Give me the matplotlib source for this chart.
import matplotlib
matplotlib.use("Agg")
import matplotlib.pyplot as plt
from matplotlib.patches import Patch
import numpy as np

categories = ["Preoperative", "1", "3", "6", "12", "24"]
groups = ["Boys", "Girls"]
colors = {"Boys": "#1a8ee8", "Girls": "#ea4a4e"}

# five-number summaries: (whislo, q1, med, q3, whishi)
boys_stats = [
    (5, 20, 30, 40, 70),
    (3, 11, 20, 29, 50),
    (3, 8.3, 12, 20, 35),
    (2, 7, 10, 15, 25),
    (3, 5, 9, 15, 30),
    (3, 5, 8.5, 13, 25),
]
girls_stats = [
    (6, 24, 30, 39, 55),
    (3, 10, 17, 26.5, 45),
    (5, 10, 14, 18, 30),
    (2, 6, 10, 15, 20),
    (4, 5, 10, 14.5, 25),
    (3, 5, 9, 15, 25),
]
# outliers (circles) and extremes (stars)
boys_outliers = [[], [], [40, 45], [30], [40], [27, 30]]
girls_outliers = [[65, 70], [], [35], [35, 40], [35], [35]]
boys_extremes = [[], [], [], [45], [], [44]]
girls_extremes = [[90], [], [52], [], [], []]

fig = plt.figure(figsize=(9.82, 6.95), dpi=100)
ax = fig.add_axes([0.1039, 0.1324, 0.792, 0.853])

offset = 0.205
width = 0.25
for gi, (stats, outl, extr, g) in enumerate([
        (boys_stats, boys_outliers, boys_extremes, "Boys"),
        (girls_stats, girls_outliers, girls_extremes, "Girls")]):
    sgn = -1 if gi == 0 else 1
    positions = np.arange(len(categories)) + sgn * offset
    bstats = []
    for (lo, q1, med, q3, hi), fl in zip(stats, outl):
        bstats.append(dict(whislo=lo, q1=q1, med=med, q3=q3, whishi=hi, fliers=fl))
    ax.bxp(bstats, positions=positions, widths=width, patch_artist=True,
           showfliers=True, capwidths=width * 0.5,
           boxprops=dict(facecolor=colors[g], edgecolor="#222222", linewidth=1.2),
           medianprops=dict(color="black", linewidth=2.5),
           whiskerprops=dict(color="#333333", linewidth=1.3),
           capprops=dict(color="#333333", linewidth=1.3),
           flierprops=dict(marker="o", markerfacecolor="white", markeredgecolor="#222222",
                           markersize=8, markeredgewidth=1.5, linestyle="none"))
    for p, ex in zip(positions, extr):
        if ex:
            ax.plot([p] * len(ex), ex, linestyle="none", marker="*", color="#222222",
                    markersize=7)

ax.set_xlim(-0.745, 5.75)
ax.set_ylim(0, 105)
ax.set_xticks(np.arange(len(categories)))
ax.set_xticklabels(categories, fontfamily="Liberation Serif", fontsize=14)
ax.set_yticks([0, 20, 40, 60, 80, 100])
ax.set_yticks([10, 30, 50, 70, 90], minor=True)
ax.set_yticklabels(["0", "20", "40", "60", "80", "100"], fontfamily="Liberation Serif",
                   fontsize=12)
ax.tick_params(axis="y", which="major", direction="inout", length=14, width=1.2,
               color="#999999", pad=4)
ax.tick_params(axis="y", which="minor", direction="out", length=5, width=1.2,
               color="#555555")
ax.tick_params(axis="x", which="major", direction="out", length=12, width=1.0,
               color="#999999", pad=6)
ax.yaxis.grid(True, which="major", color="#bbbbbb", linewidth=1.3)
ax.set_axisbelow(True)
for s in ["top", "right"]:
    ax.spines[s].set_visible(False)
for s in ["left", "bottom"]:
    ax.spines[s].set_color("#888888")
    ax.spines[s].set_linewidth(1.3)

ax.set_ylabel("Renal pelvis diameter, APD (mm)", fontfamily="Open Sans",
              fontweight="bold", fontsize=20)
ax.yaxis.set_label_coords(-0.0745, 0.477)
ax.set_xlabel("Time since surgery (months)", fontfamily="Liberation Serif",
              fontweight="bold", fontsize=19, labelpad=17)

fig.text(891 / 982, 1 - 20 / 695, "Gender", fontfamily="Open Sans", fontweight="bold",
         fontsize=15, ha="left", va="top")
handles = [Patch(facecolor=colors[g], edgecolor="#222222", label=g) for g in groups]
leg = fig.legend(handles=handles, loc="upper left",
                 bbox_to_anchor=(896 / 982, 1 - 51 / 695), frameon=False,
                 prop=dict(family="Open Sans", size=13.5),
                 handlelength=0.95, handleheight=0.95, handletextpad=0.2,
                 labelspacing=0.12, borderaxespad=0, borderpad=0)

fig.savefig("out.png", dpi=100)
^^^^^^^^^^^^^^^^
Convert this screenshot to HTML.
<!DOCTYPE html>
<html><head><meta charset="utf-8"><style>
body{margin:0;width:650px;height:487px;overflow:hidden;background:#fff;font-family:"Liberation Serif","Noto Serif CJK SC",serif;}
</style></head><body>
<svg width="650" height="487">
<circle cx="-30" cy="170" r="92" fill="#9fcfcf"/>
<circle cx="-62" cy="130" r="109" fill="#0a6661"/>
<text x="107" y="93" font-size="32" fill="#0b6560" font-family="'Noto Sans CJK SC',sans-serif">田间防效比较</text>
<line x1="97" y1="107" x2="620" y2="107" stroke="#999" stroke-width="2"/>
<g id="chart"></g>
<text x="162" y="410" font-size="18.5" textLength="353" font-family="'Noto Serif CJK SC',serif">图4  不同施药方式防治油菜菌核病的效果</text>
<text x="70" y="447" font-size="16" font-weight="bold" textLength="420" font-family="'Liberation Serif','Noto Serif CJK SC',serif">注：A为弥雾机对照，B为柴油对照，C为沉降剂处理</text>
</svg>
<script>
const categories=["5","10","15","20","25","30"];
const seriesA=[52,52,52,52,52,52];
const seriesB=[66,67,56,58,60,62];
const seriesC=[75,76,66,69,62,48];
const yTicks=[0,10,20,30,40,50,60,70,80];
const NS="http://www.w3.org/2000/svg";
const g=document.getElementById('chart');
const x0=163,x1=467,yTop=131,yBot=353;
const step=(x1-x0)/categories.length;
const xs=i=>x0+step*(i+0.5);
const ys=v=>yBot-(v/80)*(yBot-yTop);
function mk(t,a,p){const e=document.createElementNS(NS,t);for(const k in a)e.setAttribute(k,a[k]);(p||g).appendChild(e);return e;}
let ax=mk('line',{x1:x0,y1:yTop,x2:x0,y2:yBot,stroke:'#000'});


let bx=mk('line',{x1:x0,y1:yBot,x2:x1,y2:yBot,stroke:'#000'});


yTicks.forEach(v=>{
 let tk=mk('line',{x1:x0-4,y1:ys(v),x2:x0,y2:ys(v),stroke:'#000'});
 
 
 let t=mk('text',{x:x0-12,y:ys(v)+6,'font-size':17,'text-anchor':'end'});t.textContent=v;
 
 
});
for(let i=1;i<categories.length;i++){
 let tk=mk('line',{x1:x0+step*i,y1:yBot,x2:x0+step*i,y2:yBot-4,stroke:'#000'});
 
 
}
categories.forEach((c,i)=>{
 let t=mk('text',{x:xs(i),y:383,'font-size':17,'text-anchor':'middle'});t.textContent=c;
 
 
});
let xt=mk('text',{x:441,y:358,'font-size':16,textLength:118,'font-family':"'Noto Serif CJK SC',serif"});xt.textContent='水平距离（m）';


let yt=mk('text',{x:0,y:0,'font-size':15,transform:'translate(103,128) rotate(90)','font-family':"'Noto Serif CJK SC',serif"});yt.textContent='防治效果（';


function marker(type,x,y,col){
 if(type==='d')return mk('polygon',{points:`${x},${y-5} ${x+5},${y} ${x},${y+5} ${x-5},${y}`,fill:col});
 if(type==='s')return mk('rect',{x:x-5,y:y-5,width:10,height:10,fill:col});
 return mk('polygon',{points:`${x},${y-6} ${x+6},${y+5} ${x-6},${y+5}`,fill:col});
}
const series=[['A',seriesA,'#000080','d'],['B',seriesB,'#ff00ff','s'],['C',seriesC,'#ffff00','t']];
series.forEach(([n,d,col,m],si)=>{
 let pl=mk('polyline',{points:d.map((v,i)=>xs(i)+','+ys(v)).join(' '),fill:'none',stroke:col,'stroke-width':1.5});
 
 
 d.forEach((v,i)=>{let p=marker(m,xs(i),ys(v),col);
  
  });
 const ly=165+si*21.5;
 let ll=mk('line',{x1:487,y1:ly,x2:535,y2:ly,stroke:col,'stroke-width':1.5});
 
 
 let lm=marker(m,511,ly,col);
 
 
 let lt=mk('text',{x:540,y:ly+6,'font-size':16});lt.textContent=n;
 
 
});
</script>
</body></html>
^^^^^^^^^^^^^^^^
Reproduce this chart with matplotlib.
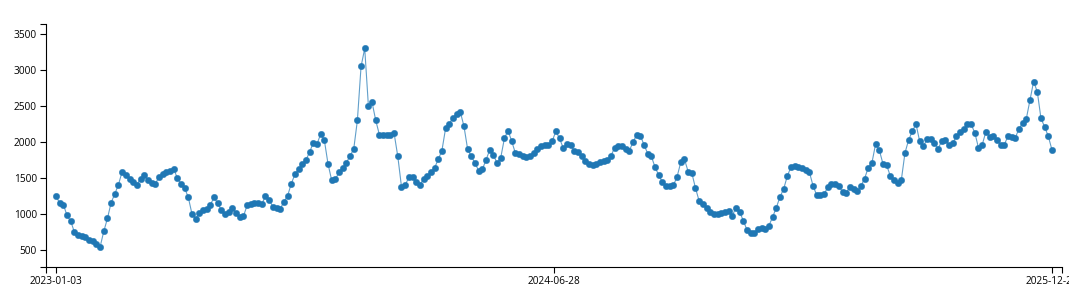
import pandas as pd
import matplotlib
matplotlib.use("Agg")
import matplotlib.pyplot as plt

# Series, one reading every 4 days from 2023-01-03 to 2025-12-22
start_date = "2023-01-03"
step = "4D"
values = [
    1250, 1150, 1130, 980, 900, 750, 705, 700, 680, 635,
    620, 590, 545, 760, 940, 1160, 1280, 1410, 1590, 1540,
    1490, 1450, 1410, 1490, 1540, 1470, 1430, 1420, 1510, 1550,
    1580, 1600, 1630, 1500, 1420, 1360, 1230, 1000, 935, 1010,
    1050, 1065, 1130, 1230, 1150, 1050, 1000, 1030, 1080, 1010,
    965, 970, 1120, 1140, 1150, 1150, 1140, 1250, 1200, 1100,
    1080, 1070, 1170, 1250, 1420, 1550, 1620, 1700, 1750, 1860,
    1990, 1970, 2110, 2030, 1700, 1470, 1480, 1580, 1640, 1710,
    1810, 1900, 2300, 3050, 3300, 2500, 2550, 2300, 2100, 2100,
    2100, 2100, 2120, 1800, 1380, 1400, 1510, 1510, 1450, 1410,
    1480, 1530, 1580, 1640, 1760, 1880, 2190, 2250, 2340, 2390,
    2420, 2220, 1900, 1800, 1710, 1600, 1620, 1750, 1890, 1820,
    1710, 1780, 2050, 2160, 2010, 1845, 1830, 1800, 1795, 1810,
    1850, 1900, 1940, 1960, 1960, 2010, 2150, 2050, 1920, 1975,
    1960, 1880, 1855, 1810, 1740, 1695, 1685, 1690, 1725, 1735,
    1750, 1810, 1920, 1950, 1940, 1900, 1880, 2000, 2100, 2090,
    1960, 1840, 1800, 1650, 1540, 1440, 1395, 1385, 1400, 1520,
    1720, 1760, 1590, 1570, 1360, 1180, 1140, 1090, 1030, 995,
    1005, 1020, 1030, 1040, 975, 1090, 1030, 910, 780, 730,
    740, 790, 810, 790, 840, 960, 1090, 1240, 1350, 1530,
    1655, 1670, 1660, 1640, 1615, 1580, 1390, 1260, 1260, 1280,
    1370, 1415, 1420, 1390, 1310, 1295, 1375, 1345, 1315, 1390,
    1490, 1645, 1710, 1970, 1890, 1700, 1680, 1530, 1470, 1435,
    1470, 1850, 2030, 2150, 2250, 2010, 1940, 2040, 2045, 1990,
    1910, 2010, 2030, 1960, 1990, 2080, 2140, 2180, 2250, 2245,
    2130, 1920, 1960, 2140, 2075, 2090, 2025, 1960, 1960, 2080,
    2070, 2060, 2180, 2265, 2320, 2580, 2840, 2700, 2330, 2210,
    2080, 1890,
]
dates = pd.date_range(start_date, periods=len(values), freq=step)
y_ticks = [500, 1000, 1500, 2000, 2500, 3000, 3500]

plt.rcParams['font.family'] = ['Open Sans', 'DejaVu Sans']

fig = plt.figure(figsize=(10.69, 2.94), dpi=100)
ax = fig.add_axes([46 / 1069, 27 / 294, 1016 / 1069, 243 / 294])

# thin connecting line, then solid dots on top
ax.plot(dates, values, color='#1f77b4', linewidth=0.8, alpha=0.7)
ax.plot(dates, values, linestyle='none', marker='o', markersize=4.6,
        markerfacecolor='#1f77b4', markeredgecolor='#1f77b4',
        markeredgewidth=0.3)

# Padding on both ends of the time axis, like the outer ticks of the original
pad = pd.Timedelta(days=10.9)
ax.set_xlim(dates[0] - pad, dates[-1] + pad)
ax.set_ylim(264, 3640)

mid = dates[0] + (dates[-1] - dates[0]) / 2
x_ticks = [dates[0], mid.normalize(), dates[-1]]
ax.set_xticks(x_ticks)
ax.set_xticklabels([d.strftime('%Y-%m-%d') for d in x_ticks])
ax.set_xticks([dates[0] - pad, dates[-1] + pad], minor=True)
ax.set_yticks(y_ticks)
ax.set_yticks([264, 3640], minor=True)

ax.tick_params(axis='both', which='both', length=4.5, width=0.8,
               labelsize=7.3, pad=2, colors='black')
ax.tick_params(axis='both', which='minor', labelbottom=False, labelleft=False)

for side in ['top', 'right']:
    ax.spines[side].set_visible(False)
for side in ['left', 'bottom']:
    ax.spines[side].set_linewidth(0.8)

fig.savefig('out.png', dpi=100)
^^^^^^^^^^^^^^^^
- _STATED GOAL_: Copy every line of the material in which the word "chart" occurs.

- _COMPLETE RESPONSE_:
Give me the matplotlib source for this chart.
<g id="chart"></g>
const g=document.getElementById('chart');
Reproduce this chart with matplotlib.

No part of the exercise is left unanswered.